The iGEM registry collects the BioBricks and biological devices into one catalog from which iGEM teams and synthetic biology labs can order the parts they need. The catalog is organized online by type and function, with the following main categories:
- Ribosome Binding Sites
- Coding Sequences
There are also ways to organize by plasmid backbones or function. Each BioBrick has four pages related to it:
- Main Page: Gives a basic overview of how the BioBrick is used and how it functions
- Design: Information about the DNA sequence of the BioBrick and the plasmid, the ability of the BioBrick to be combined with different restriction enzymes, notes about the design process, and the source of the DNA sequence
- Experience: Allows users to submit their experiences using the BioBrick in their own biological devices
- Information: Technical information about the BioBrick itself, such as the original designer, part type, status, qualitative experience (whether it has worked in the past or not), and short description of its function
There is also a “part tools” section which includes related parts, the length of the plasmid, and sequence analyses, as well as ways to edit parts of the page. Finally, there is a link to order the part (assuming it is available).

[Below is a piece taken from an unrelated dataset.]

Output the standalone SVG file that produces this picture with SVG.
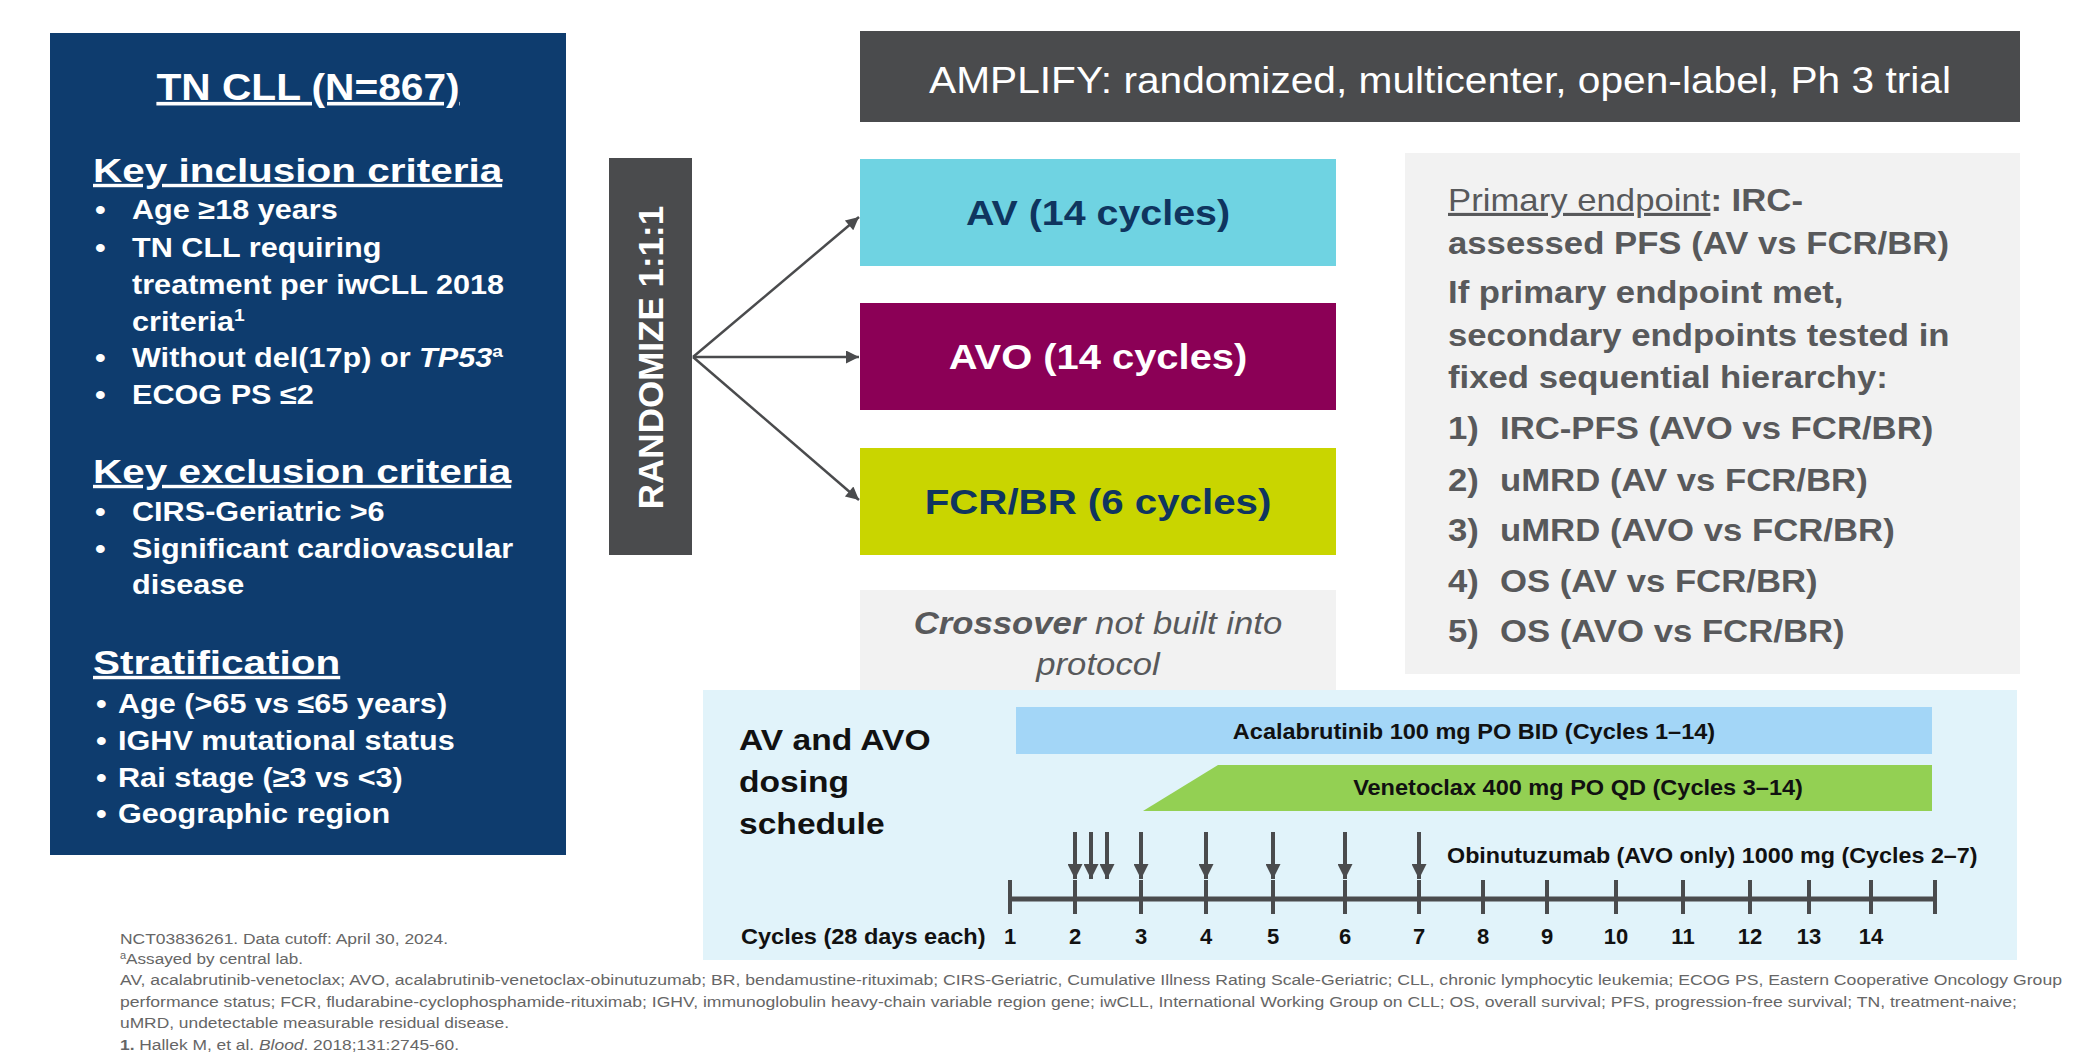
<svg xmlns="http://www.w3.org/2000/svg" width="2085" height="1058" viewBox="0 0 2085 1058">
<defs>
<style>
text{font-family:"Liberation Sans",Arial,sans-serif;}
.b{font-weight:bold;}
.w{fill:#ffffff;}
.nv{fill:#0f355f;}
.g{fill:#58595b;}
.k{fill:#111111;}
.ul{text-decoration:underline;}
.hd{font-size:34px;font-weight:bold;fill:#ffffff;}
.bl{font-size:27px;font-weight:bold;fill:#ffffff;}
.ep{font-size:31px;font-weight:bold;fill:#58595b;}
.arm{font-size:35px;font-weight:bold;}
.sc{font-size:22px;font-weight:bold;fill:#111111;}
.fn{font-size:15.5px;fill:#666666;}
.tick{stroke:#4a4b4d;stroke-width:4;}
.axis{stroke:#4a4b4d;stroke-width:5;}
.conn{stroke:#4a4b4d;stroke-width:2.5;fill:none;}
.dose{stroke:#4a4b4d;stroke-width:4;fill:none;}
</style>
<marker id="ah" viewBox="0 0 10 10" refX="10" refY="5" markerWidth="16" markerHeight="13" markerUnits="userSpaceOnUse" orient="auto"><path d="M0,0 L10,5 L0,10 z" fill="#4a4b4d"/></marker>
<marker id="dn" viewBox="0 0 10 10" refX="10" refY="5" markerWidth="17" markerHeight="15" markerUnits="userSpaceOnUse" orient="auto"><path d="M0,0 L10,5 L0,10 z" fill="#4a4b4d"/></marker>
</defs>
<rect width="2085" height="1058" fill="#ffffff"/>

<g id="population">
<rect x="50" y="33" width="516" height="822" fill="#0e3c6e"/>
<text class="b w ul" font-size="36" text-anchor="middle" transform="translate(308 100) scale(1.13 1)">TN CLL (N=867)</text>
<text class="hd ul" transform="translate(93 182) scale(1.19 1)">Key inclusion criteria</text>
<g class="bl">
<text transform="translate(95 219) scale(1.13 1)">•</text>
<text transform="translate(132 219) scale(1.134 1)">Age ≥18 years</text>
<text transform="translate(95 257) scale(1.13 1)">•</text>
<text transform="translate(132 257) scale(1.134 1)">TN CLL requiring</text>
<text transform="translate(132 294) scale(1.134 1)">treatment per iwCLL 2018</text>
<text transform="translate(132 331) scale(1.134 1)">criteria<tspan font-size="17" dy="-10">1</tspan></text>
<text transform="translate(95 367) scale(1.13 1)">•</text>
<text transform="translate(132 367) scale(1.134 1)">Without del(17p) or <tspan font-style="italic">TP53</tspan><tspan font-size="17" dy="-10">a</tspan></text>
<text transform="translate(95 404) scale(1.13 1)">•</text>
<text transform="translate(132 404) scale(1.134 1)">ECOG PS ≤2</text>
</g>
<text class="hd ul" transform="translate(93 483) scale(1.19 1)">Key exclusion criteria</text>
<g class="bl">
<text transform="translate(95 521) scale(1.13 1)">•</text>
<text transform="translate(132 521) scale(1.134 1)">CIRS-Geriatric &gt;6</text>
<text transform="translate(95 558) scale(1.13 1)">•</text>
<text transform="translate(132 558) scale(1.134 1)">Significant cardiovascular</text>
<text transform="translate(132 594) scale(1.134 1)">disease</text>
</g>
<text class="hd ul" transform="translate(93 674) scale(1.19 1)">Stratification</text>
<g class="bl">
<text transform="translate(96 713) scale(1.13 1)">•</text>
<text transform="translate(118 713) scale(1.134 1)">Age (&gt;65 vs ≤65 years)</text>
<text transform="translate(96 750) scale(1.13 1)">•</text>
<text transform="translate(118 750) scale(1.134 1)">IGHV mutational status</text>
<text transform="translate(96 787) scale(1.13 1)">•</text>
<text transform="translate(118 787) scale(1.134 1)">Rai stage (≥3 vs &lt;3)</text>
<text transform="translate(96 823) scale(1.13 1)">•</text>
<text transform="translate(118 823) scale(1.134 1)">Geographic region</text>
</g>
</g>

<g id="trial-title">
<rect x="860" y="31" width="1160" height="91" fill="#4a4b4d"/>
<text class="w" font-size="36" text-anchor="middle" transform="translate(1440 93) scale(1.13 1)">AMPLIFY: randomized, multicenter, open-label, Ph 3 trial</text>
</g>

<g id="randomize">
<rect x="609" y="158" width="83" height="397" fill="#4a4b4d"/>
<text class="b w" font-size="35" text-anchor="middle" transform="translate(663 357.5) rotate(-90)">RANDOMIZE 1:1:1</text>
</g>

<g id="arm-av">
<rect x="860" y="159" width="476" height="107" fill="#6fd3e2"/>
<text class="arm nv" text-anchor="middle" transform="translate(1098 225) scale(1.125 1)">AV (14 cycles)</text>
</g>
<g id="arm-avo">
<rect x="860" y="303" width="476" height="107" fill="#8b0056"/>
<text class="arm w" text-anchor="middle" transform="translate(1098 369) scale(1.14 1)">AVO (14 cycles)</text>
</g>
<g id="arm-fcr">
<rect x="860" y="448" width="476" height="107" fill="#c9d500"/>
<text class="arm nv" text-anchor="middle" transform="translate(1098 514) scale(1.15 1)">FCR/BR (6 cycles)</text>
</g>

<g id="connectors">
<line class="conn" x1="693" y1="357" x2="859" y2="217" marker-end="url(#ah)"/>
<line class="conn" x1="693" y1="357" x2="859" y2="357" marker-end="url(#ah)"/>
<line class="conn" x1="693" y1="357" x2="859" y2="500" marker-end="url(#ah)"/>
</g>

<g id="crossover">
<rect x="860" y="590" width="476" height="110" fill="#f2f2f2"/>
<text class="g" font-size="31" font-style="italic" text-anchor="middle" transform="translate(1098 634) scale(1.12 1)"><tspan font-weight="bold">Crossover</tspan> not built into</text>
<text class="g" font-size="31" font-style="italic" text-anchor="middle" transform="translate(1098 675) scale(1.12 1)">protocol</text>
</g>

<g id="endpoints">
<rect x="1405" y="153" width="615" height="521" fill="#f2f2f2"/>
<text class="ep" transform="translate(1448 211) scale(1.12 1)"><tspan font-weight="normal" text-decoration="underline">Primary endpoint</tspan>: IRC-</text>
<text class="ep" transform="translate(1448 254) scale(1.12 1)">assessed PFS (AV vs FCR/BR)</text>
<text class="ep" transform="translate(1448 303) scale(1.12 1)">If primary endpoint met,</text>
<text class="ep" transform="translate(1448 346) scale(1.12 1)">secondary endpoints tested in</text>
<text class="ep" transform="translate(1448 388) scale(1.12 1)">fixed sequential hierarchy:</text>
<text class="ep" transform="translate(1448 439) scale(1.12 1)">1)</text>
<text class="ep" transform="translate(1500 439) scale(1.12 1)">IRC-PFS (AVO vs FCR/BR)</text>
<text class="ep" transform="translate(1448 491) scale(1.12 1)">2)</text>
<text class="ep" transform="translate(1500 491) scale(1.12 1)">uMRD (AV vs FCR/BR)</text>
<text class="ep" transform="translate(1448 541) scale(1.12 1)">3)</text>
<text class="ep" transform="translate(1500 541) scale(1.12 1)">uMRD (AVO vs FCR/BR)</text>
<text class="ep" transform="translate(1448 592) scale(1.12 1)">4)</text>
<text class="ep" transform="translate(1500 592) scale(1.12 1)">OS (AV vs FCR/BR)</text>
<text class="ep" transform="translate(1448 642) scale(1.12 1)">5)</text>
<text class="ep" transform="translate(1500 642) scale(1.12 1)">OS (AVO vs FCR/BR)</text>
</g>

<g id="dosing-schedule">
<rect x="703" y="690" width="1314" height="270" fill="#e1f3fa"/>
<text class="b k" font-size="30" transform="translate(739 750) scale(1.12 1)">AV and AVO</text>
<text class="b k" font-size="30" transform="translate(739 792) scale(1.12 1)">dosing</text>
<text class="b k" font-size="30" transform="translate(739 834) scale(1.12 1)">schedule</text>
<g id="acalabrutinib">
<rect x="1016" y="707" width="916" height="47" fill="#a3d6f7"/>
<text class="sc" text-anchor="middle" transform="translate(1474 739) scale(1.07 1)">Acalabrutinib 100 mg PO BID (Cycles 1–14)</text>
</g>
<g id="venetoclax">
<polygon points="1143,811 1218,765 1932,765 1932,811" fill="#93d053"/>
<text class="sc" text-anchor="middle" transform="translate(1578 795) scale(1.07 1)">Venetoclax 400 mg PO QD (Cycles 3–14)</text>
</g>
<g id="obinutuzumab">
<line class="dose" x1="1075" y1="832" x2="1075" y2="879" marker-end="url(#dn)"/>
<line class="dose" x1="1091" y1="832" x2="1091" y2="879" marker-end="url(#dn)"/>
<line class="dose" x1="1107" y1="832" x2="1107" y2="879" marker-end="url(#dn)"/>
<line class="dose" x1="1141" y1="832" x2="1141" y2="879" marker-end="url(#dn)"/>
<line class="dose" x1="1206" y1="832" x2="1206" y2="879" marker-end="url(#dn)"/>
<line class="dose" x1="1273" y1="832" x2="1273" y2="879" marker-end="url(#dn)"/>
<line class="dose" x1="1345" y1="832" x2="1345" y2="879" marker-end="url(#dn)"/>
<line class="dose" x1="1419" y1="832" x2="1419" y2="879" marker-end="url(#dn)"/>
<text class="sc" transform="translate(1447 863) scale(1.06 1)">Obinutuzumab (AVO only) 1000 mg (Cycles 2–7)</text>
</g>
<g id="timeline">
<line class="axis" x1="1010" y1="899" x2="1935" y2="899"/>
<path class="tick" d="M1010,880V914M1075,880V914M1141,880V914M1206,880V914M1273,880V914M1345,880V914M1419,880V914M1483,880V914M1547,880V914M1616,880V914M1683,880V914M1750,880V914M1809,880V914M1871,880V914M1935,880V914"/>
<text class="sc" transform="translate(741 944) scale(1.07 1)">Cycles (28 days each)</text>
<g class="sc" text-anchor="middle">
<text x="1010" y="944">1</text><text x="1075" y="944">2</text><text x="1141" y="944">3</text><text x="1206" y="944">4</text><text x="1273" y="944">5</text><text x="1345" y="944">6</text><text x="1419" y="944">7</text><text x="1483" y="944">8</text><text x="1547" y="944">9</text><text x="1616" y="944">10</text><text x="1683" y="944">11</text><text x="1750" y="944">12</text><text x="1809" y="944">13</text><text x="1871" y="944">14</text>
</g>
</g>
</g>

<g id="footnotes" class="fn">
<text x="120" y="944" textLength="328" lengthAdjust="spacingAndGlyphs">NCT03836261. Data cutoff: April 30, 2024.</text>
<text x="120" y="964" textLength="183" lengthAdjust="spacingAndGlyphs"><tspan font-size="10" dy="-5">a</tspan><tspan dy="5">Assayed by central lab.</tspan></text>
<text x="120" y="985" textLength="1942" lengthAdjust="spacingAndGlyphs">AV, acalabrutinib-venetoclax; AVO, acalabrutinib-venetoclax-obinutuzumab; BR, bendamustine-rituximab; CIRS-Geriatric, Cumulative Illness Rating Scale-Geriatric; CLL, chronic lymphocytic leukemia; ECOG PS, Eastern Cooperative Oncology Group</text>
<text x="120" y="1007" textLength="1897" lengthAdjust="spacingAndGlyphs">performance status; FCR, fludarabine-cyclophosphamide-rituximab; IGHV, immunoglobulin heavy-chain variable region gene; iwCLL, International Working Group on CLL; OS, overall survival; PFS, progression-free survival; TN, treatment-naive;</text>
<text x="120" y="1028" textLength="389" lengthAdjust="spacingAndGlyphs">uMRD, undetectable measurable residual disease.</text>
<text x="120" y="1050" textLength="339" lengthAdjust="spacingAndGlyphs"><tspan font-weight="bold">1.</tspan> Hallek M, et al. <tspan font-style="italic">Blood</tspan>. 2018;131:2745-60.</text>
</g>
</svg>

The iGEM Registry is a constantly updating resource, so it requires a lot of upkeep to run smoothly. There are many problems or missing information on the various pages of specific BioBricks, and the website is often undergoing changes to make finding and ordering the parts smoother. Most recently, the website was redesigned to simplify the page for each part, giving it just five individual pages to work with, while expanding the information available for it. The iGEM Registry will continue to be refined and improved while expanding by the various additions from iGEM teams and synthetic biology labs around the world.
- Canton, B., Labno, A., and Endy, D. (2008) Refinement and standardization of synthetic biological parts and devices. Nature Biotechnology 26:787-793.
Discussion of the purpose and ideas behind designing biological parts and devices.
- Knight, T., "Idempotent Vector Design for Standard Assembly of BioBricks" (MIT, Cambridge, MA, 2003).
Explanation of how and why BioBricks are designed and used.
- Endy, D. (2005) Foundations for engineering biology. Nature 438:449-453.
Introduction and overview of the principles and ideas of synthetic biology.
- Ho-Shing, O., Lau, K., Vernon, W., Eckdahl, T., Cambell, A. (2012) Assembly of standardized DNA parts using BioBrick ends in E. coli. Methods in Molecular Biology 852:61-76.
General methods and basic usage of BioBricks.
- Registry of Standard Biological Parts. 
Online catalog of standard biological parts. Can be updated with new biological parts that fit the criteria.